Corse : "Le refus du gouvernement d'un véritable dialogue conduit à une situation de blocage politique" estime Gilles Simeoni
Gilles Simeoni, le président du Conseil exécutif de Corse, était l'invité, lundi, de "L'interview politique" sur franceinfo. Il est revenu sur son entretien l'après-midi à Matignon avec le Premier ministre.
Le président du Conseil exécutif de Corse, Gilles Simeoni, était reçu à Matignon, lundi 2 juillet, où il a rencontré le Premier ministre pendant deux heures. Sur franceinfo, Gilles Simeoni a réaffirmé que "le refus du gouvernement d'un véritable dialogue conduit à une situation de blocage politique".
franceinfo : Pourquoi avoir répondu présent à l'invitation du Premier ministre, contrairement à votre collègue Jean-Guy Talamoni, président de l'Assemblée de Corse, qui a boycotté cette rencontre ?
Gilles Simeoni : J'étais présent aujourd'hui parce que je considérais que c'était ma responsabilité de président du Conseil exécutif de Corse de venir clore ce cycle de discussions, et de venir dire au Premier ministre ce que l'ensemble de la majorité territoriale corse et ce que beaucoup de Corses pensent des six mois écoulés. Le refus du gouvernement et de l'État d'un véritable dialogue conduit aujourd'hui à une situation de blocage politique et conduira, si ce refus perdure, à une situation d'impasse.
Vous semble-t-il que le gouvernement prend en compte la dimension politique de la question corse, qui s'illustre en particulier à travers votre volonté de rapprochement des prisonniers dits "politiques" ?

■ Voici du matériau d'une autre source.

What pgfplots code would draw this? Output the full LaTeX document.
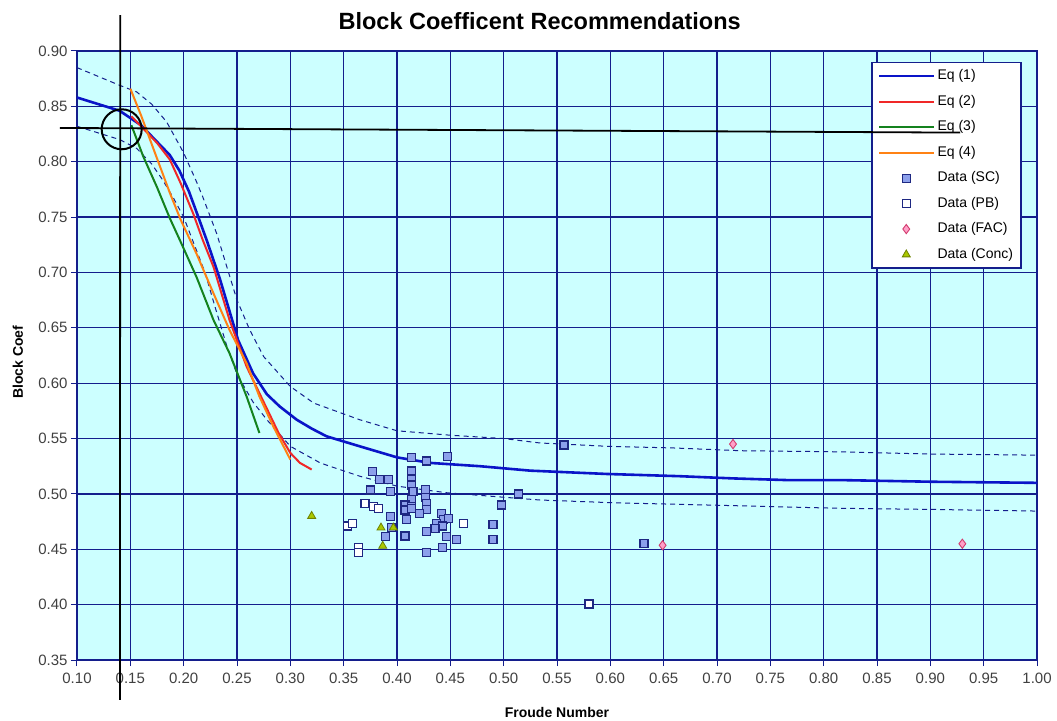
\documentclass[border=0pt]{standalone}
\usepackage{pgfplots}
\pgfplotsset{compat=1.18}
\usepackage{fontspec}
\setmainfont{Liberation Sans}
\definecolor{navy}{RGB}{20,30,140}
\definecolor{bgcyan}{RGB}{204,255,255}
\definecolor{eqone}{RGB}{10,20,200}
\definecolor{eqtwo}{RGB}{240,40,40}
\definecolor{eqthree}{RGB}{20,130,30}
\definecolor{eqfour}{RGB}{255,130,20}
\definecolor{scfill}{RGB}{140,160,235}
\definecolor{scdraw}{RGB}{30,40,130}
\definecolor{facfill}{RGB}{255,160,200}
\definecolor{facdraw}{RGB}{210,60,110}
\definecolor{concfill}{RGB}{170,200,0}
\definecolor{concdraw}{RGB}{110,130,0}
\begin{document}
\begin{tikzpicture}
\begin{axis}[
  set layers,
  scale only axis, width=960pt, height=609pt,
  at={(0pt,0pt)}, anchor=south west,
  xmin=0.1, xmax=1.0, ymin=0.35, ymax=0.9,
  clip=false,
  axis background/.style={fill=bgcyan},
  axis line style={navy, line width=1.8pt},
  grid=major,
  major grid style={navy, line width=1.3pt},
  xtick={0.10,0.15,0.20,0.25,0.30,0.35,0.40,0.45,0.50,0.55,0.60,0.65,0.70,0.75,0.80,0.85,0.90,0.95,1.00},
  xticklabels={0.10,0.15,0.20,0.25,0.30,0.35,0.40,0.45,0.50,0.55,0.60,0.65,0.70,0.75,0.80,0.85,0.90,0.95,1.00},
  ytick={0.35,0.40,0.45,0.50,0.55,0.60,0.65,0.70,0.75,0.80,0.85,0.90},
  yticklabels={0.35,0.40,0.45,0.50,0.55,0.60,0.65,0.70,0.75,0.80,0.85,0.90},
  xtick pos=lower, ytick pos=left,
  tick align=outside,
  major tick length=6pt,
  tick style={navy, line width=1pt},
  ticklabel style={font=\fontsize{15}{18}\selectfont, text=black!75},
  xticklabel style={yshift=-3pt},
  title={Block Coefficent Recommendations},
  title style={font=\fontsize{23.5}{28}\selectfont\bfseries, at={(axis description cs:0.482,1.04)}, anchor=center},
  xlabel={Froude Number},
  xlabel style={font=\fontsize{14}{17}\selectfont\bfseries, at={(axis description cs:0.5,-0.0854)}, anchor=center},
  ylabel={Block Coef},
  ylabel style={font=\fontsize{14}{17}\selectfont\bfseries, at={(axis description cs:-0.0615,0.489)}, anchor=center},
  legend style={at={(axis description cs:0.984,0.982)}, anchor=north east,
    draw=navy, line width=1.2pt, fill=white,
    font=\fontsize{14}{17}\selectfont,
    nodes={inner sep=2pt, anchor=west, text height=10pt, text depth=3pt},
    row sep=8.5pt, inner xsep=6pt, inner ysep=5pt},
  legend cell align=left,
  legend image code/.code={\draw[mark repeat=2,mark phase=2,#1] plot coordinates {(0pt,0pt) (27pt,0pt) (55pt,0pt)};},
]
% dashed bands
\addplot[navy, line width=1pt, dash pattern=on 5pt off 4pt, forget plot] coordinates {
(0.100,0.885)(0.120,0.877)(0.140,0.869)(0.156,0.863)(0.170,0.852)(0.184,0.836)(0.200,0.808)(0.212,0.782)(0.218,0.768)(0.231,0.735)(0.250,0.675)(0.262,0.648)(0.275,0.624)(0.300,0.597)(0.322,0.582)(0.365,0.567)(0.400,0.557)(0.450,0.553)(0.500,0.550)(0.534,0.546)(0.597,0.543)(0.659,0.5415)(0.722,0.539)(0.815,0.538)(0.900,0.536)(1.000,0.535)};
\addplot[navy, line width=1pt, dash pattern=on 5pt off 4pt, forget plot] coordinates {
(0.100,0.832)(0.120,0.826)(0.140,0.820)(0.156,0.812)(0.170,0.798)(0.180,0.784)(0.190,0.768)(0.200,0.750)(0.210,0.725)(0.220,0.700)(0.230,0.667)(0.240,0.635)(0.250,0.608)(0.265,0.583)(0.278,0.567)(0.300,0.543)(0.328,0.528)(0.337,0.525)(0.365,0.516)(0.400,0.507)(0.447,0.501)(0.500,0.497)(0.534,0.4945)(0.603,0.492)(0.690,0.490)(0.815,0.487)(0.900,0.486)(1.000,0.4845)};
% Eq (1)
\addplot[eqone, line width=2.6pt, mark=none] coordinates {
(0.100,0.858)(0.120,0.852)(0.140,0.846)(0.160,0.833)(0.175,0.818)(0.187,0.806)(0.196,0.792)(0.205,0.773)(0.213,0.752)(0.222,0.728)(0.234,0.694)(0.243,0.665)(0.251,0.639)(0.265,0.609)(0.278,0.590)(0.290,0.579)(0.306,0.567)(0.320,0.559)(0.334,0.552)(0.365,0.543)(0.400,0.533)(0.431,0.528)(0.478,0.525)(0.525,0.521)(0.597,0.518)(0.665,0.516)(0.715,0.514)(0.765,0.5125)(0.815,0.5125)(0.900,0.511)(1.000,0.510)};
\addlegendentry{Eq (1)}
% Eq (2)
\addplot[eqtwo, line width=2pt, mark=none] coordinates {
(0.151,0.841)(0.160,0.832)(0.175,0.817)(0.187,0.802)(0.197,0.781)(0.209,0.753)(0.218,0.729)(0.228,0.705)(0.243,0.657)(0.259,0.615)(0.271,0.591)(0.289,0.555)(0.300,0.537)(0.309,0.528)(0.320,0.522)};
\addlegendentry{Eq (2)}
% Eq (3)
\addplot[eqthree, line width=2pt, mark=none] coordinates {
(0.151,0.833)(0.162,0.805)(0.175,0.777)(0.187,0.749)(0.197,0.728)(0.212,0.696)(0.228,0.657)(0.243,0.627)(0.259,0.588)(0.271,0.555)};
\addlegendentry{Eq (3)}
% Eq (4)
\addplot[eqfour, line width=2pt, mark=none] coordinates {
(0.150,0.866)(0.160,0.842)(0.175,0.803)(0.187,0.772)(0.197,0.748)(0.212,0.717)(0.228,0.681)(0.243,0.648)(0.259,0.618)(0.271,0.588)(0.284,0.561)(0.300,0.531)};
\addlegendentry{Eq (4)}
% Data (SC)
\addplot[only marks, mark=square*, mark size=4pt, mark options={fill=scfill, draw=scdraw, line width=1.1pt}] coordinates {
(0.4138,0.533)(0.428,0.5297)(0.447,0.534)(0.377,0.520)(0.414,0.5207)(0.384,0.513)(0.392,0.513)(0.414,0.513)(0.414,0.508)(0.375,0.5035)(0.394,0.502)(0.415,0.502)(0.427,0.504)(0.414,0.495)(0.427,0.497)(0.514,0.4999)(0.4075,0.490)(0.414,0.489)(0.428,0.4915)(0.498,0.490)(0.4075,0.4855)(0.414,0.487)(0.428,0.486)(0.4215,0.4825)(0.442,0.4825)(0.394,0.480)(0.409,0.477)(0.4435,0.477)(0.448,0.478)(0.437,0.4735)(0.443,0.471)(0.490,0.472)(0.395,0.470)(0.4356,0.469)(0.428,0.466)(0.4075,0.462)(0.389,0.4614)(0.4466,0.4614)(0.456,0.459)(0.490,0.459)(0.443,0.4515)(0.428,0.447)(0.5566,0.5442)(0.6316,0.4554)};
\addlegendentry{Data (SC)}
% Data (PB)
\addplot[only marks, mark=square*, mark size=4pt, mark options={fill=white, draw=scdraw, line width=1.1pt}] coordinates {
(0.354,0.471)(0.3585,0.4735)(0.364,0.452)(0.364,0.447)(0.370,0.4915)(0.378,0.4885)(0.383,0.487)(0.462,0.4735)(0.580,0.4006)};
\addlegendentry{Data (PB)}
% Data (FAC)
\addplot[only marks, mark=diamond*, mark size=4.6pt, mark options={fill=facfill, draw=facdraw, line width=0.9pt}] coordinates {
(0.715,0.545)(0.649,0.4536)(0.930,0.455)};
\addlegendentry{Data (FAC)}
% Data (Conc)
\addplot[only marks, mark=triangle*, mark size=4.6pt, mark options={fill=concfill, draw=concdraw, line width=0.8pt}] coordinates {
(0.320,0.480)(0.385,0.4695)(0.3966,0.4695)(0.3866,0.453)};
\addlegendentry{Data (Conc)}
% annotation lines on top
\addplot[black, line width=1.8pt, forget plot, on layer=axis foreground] coordinates {(0.1405,0.9325)(0.1403,0.314)};
\addplot[black, line width=1.8pt, forget plot, on layer=axis foreground] coordinates {(0.084,0.8305)(0.928,0.8263)};
\addplot[only marks, mark=o, mark size=20pt, mark options={black, line width=2pt}, forget plot, on layer=axis foreground] coordinates {(0.1419,0.8293)};
\end{axis}
\pgfresetboundingbox
\path (-77pt,-60pt) rectangle (980pt,660pt);
\end{tikzpicture}
\end{document}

C'est la faiblesse originelle du processus tel qu'il a été mis en oeuvre par le gouvernement et par le président de la République depuis six mois. Il y a depuis cinquante ans un conflit politique, avec des expressions quelquefois dramatiques, un conflit qui trouve son origine dans la volonté du peuple corse d'être reconnu dans son existence et dans ses droits. Je connais, et nous connaissons tous, le caractère extrêmement douloureux de cette affaire. Mais à partir du moment où on veut appliquer le droit, il faut l'appliquer à tout le monde, et ces trois personnes ont droit au rapprochement. Sinon, il faut dire qu'on n'est pas dans une logique d'application du droit, mais dans une logique de vengeance, et je ne crois pas que ce soit acceptable dans une démocratie.

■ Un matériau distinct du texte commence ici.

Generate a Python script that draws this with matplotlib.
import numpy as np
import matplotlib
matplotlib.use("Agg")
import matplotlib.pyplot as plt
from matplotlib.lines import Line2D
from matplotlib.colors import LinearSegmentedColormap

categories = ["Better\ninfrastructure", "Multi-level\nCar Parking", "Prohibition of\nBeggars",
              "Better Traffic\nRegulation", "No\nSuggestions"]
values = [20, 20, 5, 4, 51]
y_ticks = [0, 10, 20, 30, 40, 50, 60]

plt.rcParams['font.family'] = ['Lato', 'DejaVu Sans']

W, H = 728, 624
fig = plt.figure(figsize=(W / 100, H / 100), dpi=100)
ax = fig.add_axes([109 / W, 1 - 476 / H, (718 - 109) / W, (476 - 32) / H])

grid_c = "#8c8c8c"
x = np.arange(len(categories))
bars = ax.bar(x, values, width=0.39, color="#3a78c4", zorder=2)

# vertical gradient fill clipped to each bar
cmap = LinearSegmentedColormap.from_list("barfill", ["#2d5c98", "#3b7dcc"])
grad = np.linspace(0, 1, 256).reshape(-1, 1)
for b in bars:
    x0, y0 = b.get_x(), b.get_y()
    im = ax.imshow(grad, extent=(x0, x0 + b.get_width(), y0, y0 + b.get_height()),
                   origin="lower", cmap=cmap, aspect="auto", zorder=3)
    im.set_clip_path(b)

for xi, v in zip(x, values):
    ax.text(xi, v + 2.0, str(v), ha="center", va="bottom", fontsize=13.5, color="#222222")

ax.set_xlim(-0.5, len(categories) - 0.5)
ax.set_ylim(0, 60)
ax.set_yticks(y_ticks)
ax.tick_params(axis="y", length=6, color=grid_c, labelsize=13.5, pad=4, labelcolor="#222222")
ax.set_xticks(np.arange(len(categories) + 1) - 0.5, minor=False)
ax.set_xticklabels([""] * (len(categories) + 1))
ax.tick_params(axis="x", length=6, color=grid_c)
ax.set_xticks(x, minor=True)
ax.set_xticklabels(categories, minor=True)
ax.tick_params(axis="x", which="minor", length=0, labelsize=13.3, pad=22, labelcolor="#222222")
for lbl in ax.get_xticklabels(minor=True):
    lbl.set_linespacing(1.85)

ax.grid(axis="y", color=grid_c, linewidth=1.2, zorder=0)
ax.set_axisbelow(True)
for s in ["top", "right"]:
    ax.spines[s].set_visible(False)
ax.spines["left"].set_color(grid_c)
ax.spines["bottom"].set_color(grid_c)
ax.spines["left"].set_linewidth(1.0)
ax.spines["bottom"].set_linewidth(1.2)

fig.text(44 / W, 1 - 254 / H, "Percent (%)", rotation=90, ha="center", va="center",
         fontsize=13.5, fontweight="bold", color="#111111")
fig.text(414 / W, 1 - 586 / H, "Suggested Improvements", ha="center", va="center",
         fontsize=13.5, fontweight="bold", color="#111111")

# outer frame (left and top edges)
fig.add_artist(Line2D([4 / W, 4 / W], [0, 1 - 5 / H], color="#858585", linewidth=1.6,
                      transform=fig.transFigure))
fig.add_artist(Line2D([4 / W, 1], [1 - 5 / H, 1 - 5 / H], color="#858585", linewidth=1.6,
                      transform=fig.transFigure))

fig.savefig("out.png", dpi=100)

La singularité de la Corse est retenue dans le projet de révision constitutionnelle. Que demandez-vous de plus ?
Nous demandons un statut d'autonomie, qui a été voté par les Corses à une grande majorité. C'est d'ailleurs la règle dans toutes les îles de Méditerranée et de l'Union européenne. Même si on accepte qu'on ne puisse pas aller jusque là aujourd'hui, ce qui est extrêmement regrettable, nous avons démontré que le projet d'article 72-5 proposé par le gouvernement ne pourra pas fonctionner. C'est la redite à la virgule près de l'article 73 actuel, que le gouvernement et les élus des DOM vont faire évoluer parce que ça n'a pas marché pendant quinze ans. Ce serait un élément fort qu'on puisse adapter la loi par une habilitation permanente dans un certain nombre de domaines. J'ai demandé au Premier ministre s'il était prêt à faire évoluer ce texte, ce qui est demandé par la majorité de l'Assemblée de Corse, y compris le groupe qui soutient la majorité présidentielle. J'attends sa réponse et j'espère qu'il dira oui. Il y a cette question du statut fiscal et social portée depuis un demi-siècle par les nationalistes. Pour la première fois, le Premier ministre a dit que la Corse a droit à un statut fiscal et social spécifique. Au delà de cet accord de principe, j'attends la confirmation publique. La politique de la chaise vide n'est pas envisageable, mais ce n'est pas un signe de faiblesse, c'est un signe de responsabilité car les Corses nous ont élus pour assumer, nous allons continuer à le faire et dialoguer avec l'État. Mais le gouvernement sait que nous sommes les héritiers d'un combat historique et nous ne renoncerons pas à notre idéal.